» Task: Please quote the material exactly, every line of it.

» Data excerpt:
----
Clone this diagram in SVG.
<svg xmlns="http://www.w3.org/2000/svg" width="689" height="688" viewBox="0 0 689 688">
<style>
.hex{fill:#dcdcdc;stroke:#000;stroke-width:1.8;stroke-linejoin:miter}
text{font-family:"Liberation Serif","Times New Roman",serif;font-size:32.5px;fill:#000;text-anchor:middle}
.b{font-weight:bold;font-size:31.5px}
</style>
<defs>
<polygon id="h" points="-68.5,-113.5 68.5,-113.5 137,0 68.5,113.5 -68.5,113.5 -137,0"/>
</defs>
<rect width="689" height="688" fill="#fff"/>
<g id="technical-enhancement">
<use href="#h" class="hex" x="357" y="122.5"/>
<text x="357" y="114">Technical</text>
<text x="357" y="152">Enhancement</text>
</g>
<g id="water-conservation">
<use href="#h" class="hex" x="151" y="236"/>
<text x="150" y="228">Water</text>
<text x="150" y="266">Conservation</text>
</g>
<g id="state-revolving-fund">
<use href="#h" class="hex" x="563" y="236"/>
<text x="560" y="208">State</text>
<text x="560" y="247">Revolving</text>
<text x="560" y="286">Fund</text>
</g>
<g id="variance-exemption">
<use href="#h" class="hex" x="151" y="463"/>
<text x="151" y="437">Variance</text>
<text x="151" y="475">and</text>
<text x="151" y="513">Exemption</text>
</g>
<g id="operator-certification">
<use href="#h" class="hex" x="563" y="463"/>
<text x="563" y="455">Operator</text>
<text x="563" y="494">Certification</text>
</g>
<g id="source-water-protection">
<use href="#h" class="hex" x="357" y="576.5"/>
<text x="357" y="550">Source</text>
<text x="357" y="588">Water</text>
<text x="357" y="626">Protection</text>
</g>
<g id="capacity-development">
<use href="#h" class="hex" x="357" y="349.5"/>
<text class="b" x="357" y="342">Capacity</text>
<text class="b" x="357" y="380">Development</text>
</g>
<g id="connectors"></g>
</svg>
----
» Answer to the problem:
Clone this diagram in SVG.
<svg xmlns="http://www.w3.org/2000/svg" width="689" height="688" viewBox="0 0 689 688">
<style>
.hex{fill:#dcdcdc;stroke:#000;stroke-width:1.8;stroke-linejoin:miter}
text{font-family:"Liberation Serif","Times New Roman",serif;font-size:32.5px;fill:#000;text-anchor:middle}
.b{font-weight:bold;font-size:31.5px}
</style>
<defs>
<polygon id="h" points="-68.5,-113.5 68.5,-113.5 137,0 68.5,113.5 -68.5,113.5 -137,0"/>
</defs>
<rect width="689" height="688" fill="#fff"/>
<g id="technical-enhancement">
<use href="#h" class="hex" x="357" y="122.5"/>
<text x="357" y="114">Technical</text>
<text x="357" y="152">Enhancement</text>
</g>
<g id="water-conservation">
<use href="#h" class="hex" x="151" y="236"/>
<text x="150" y="228">Water</text>
<text x="150" y="266">Conservation</text>
</g>
<g id="state-revolving-fund">
<use href="#h" class="hex" x="563" y="236"/>
<text x="560" y="208">State</text>
<text x="560" y="247">Revolving</text>
<text x="560" y="286">Fund</text>
</g>
<g id="variance-exemption">
<use href="#h" class="hex" x="151" y="463"/>
<text x="151" y="437">Variance</text>
<text x="151" y="475">and</text>
<text x="151" y="513">Exemption</text>
</g>
<g id="operator-certification">
<use href="#h" class="hex" x="563" y="463"/>
<text x="563" y="455">Operator</text>
<text x="563" y="494">Certification</text>
</g>
<g id="source-water-protection">
<use href="#h" class="hex" x="357" y="576.5"/>
<text x="357" y="550">Source</text>
<text x="357" y="588">Water</text>
<text x="357" y="626">Protection</text>
</g>
<g id="capacity-development">
<use href="#h" class="hex" x="357" y="349.5"/>
<text class="b" x="357" y="342">Capacity</text>
<text class="b" x="357" y="380">Development</text>
</g>
<g id="connectors"></g>
</svg>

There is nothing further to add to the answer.